Addressing this reality is one of the many characteristics that sets Sorry, Baby apart from Materialists. Comedy might seem like a suspicious genre for a topic as grave as sexual assault, but it’s the very rendering of Agnes’s tragedy with dark humor, often driven by Victor’s consistent deadpan affect, that makes Sorry, Baby feel so singular. As with a stand-up skit or a headline in Reductress, Victor’s former place of work, the humor in her film stems from an assumption of cultural awareness in its viewers. We can laugh, Victor seems to say, because it’s ridiculous that we’ve only come this far. Nowhere is this done better in the film than in a scene on the day following Agnes’s assault, in which two lawyers tell her that because her harasser has already fled the university, there is nothing they can do about him. In the same breath, they tell her that they understand what she is going through, on account of being women too. There’s a long pause before Agnes replies with confusion. We laugh because the gulf between Agnes and the lawyers’ understanding of female solidarity is palpable.
Meanwhile, Materialists’s polarizing sexual-assault plot twist marks the moment when the film shifts genres, moving from an almost-funny skewering of commodified romance into something desperately earnest. And in doing so, Song reveals just how out of touch she is when it comes to our current climate of sexual politics. When Lucy apologizes to Sophie L for what she has gone through, the com in rom-com leaves the room. Sophie L shudders and calls Lucy a “pimp,” maintaining that the matchmaker must have set her up with this man because Lucy sees her as damaged goods. By the end of the film, we learn that Sophie L doesn’t really see herself as any better, unable to locate a shred of self-respect because she’s forty and still single. At this point, absent any ironizing, we can’t help but think that Song must agree.

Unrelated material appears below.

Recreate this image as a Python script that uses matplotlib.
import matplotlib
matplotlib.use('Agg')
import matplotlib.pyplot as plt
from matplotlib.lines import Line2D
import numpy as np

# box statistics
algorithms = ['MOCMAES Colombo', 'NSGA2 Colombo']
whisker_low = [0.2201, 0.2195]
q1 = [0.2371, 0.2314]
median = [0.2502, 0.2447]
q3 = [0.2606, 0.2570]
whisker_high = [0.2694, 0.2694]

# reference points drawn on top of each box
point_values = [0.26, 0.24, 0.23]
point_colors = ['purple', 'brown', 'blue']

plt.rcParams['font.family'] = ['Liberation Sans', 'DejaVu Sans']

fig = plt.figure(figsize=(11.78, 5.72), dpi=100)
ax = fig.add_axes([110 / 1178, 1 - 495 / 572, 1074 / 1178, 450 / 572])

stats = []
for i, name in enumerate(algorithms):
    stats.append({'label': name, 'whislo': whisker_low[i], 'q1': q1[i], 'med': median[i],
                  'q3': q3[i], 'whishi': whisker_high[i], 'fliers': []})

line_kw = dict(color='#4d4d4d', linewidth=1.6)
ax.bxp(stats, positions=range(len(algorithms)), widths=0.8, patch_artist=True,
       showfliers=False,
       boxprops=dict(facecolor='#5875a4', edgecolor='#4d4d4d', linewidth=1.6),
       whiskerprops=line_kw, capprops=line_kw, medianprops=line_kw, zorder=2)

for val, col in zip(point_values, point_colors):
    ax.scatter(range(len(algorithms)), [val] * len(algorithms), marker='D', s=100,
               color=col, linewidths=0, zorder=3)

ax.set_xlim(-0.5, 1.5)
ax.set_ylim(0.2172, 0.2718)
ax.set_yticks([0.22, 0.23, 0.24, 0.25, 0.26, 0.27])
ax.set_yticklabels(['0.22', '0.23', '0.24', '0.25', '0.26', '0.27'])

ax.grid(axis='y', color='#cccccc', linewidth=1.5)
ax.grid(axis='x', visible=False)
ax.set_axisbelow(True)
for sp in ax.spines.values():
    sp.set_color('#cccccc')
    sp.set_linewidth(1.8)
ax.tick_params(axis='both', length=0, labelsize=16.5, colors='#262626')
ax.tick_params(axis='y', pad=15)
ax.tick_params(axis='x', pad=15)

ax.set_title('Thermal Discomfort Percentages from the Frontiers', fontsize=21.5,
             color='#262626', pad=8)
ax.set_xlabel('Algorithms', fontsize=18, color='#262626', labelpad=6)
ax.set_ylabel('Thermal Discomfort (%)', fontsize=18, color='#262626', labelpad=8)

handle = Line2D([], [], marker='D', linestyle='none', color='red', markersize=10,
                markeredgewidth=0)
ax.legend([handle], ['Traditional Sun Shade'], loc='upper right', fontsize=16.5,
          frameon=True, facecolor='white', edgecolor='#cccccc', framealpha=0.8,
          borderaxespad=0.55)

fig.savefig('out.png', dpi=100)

Instead of reinforcing stereotypes about female helplessness, Sorry, Baby questions them, using Agnes’s often overly literal perspective to push against the way the rest of society has resigned itself to accepting anti-anti-rape sentiment. Though Victor’s character sometimes struggles to understand herself, she uses her experience not to ponder whether the tragedy was her fault, but rather why, despite the promises of #MeToo to achieve more accountability and more equitable sexual relations, the cards are still stacked against those who suffer: in the legal system, in doctor’s offices and on college campuses. With all dashed hopes, as Agnes knows, it’s better to be in on the joke; this time around, we finally get to laugh.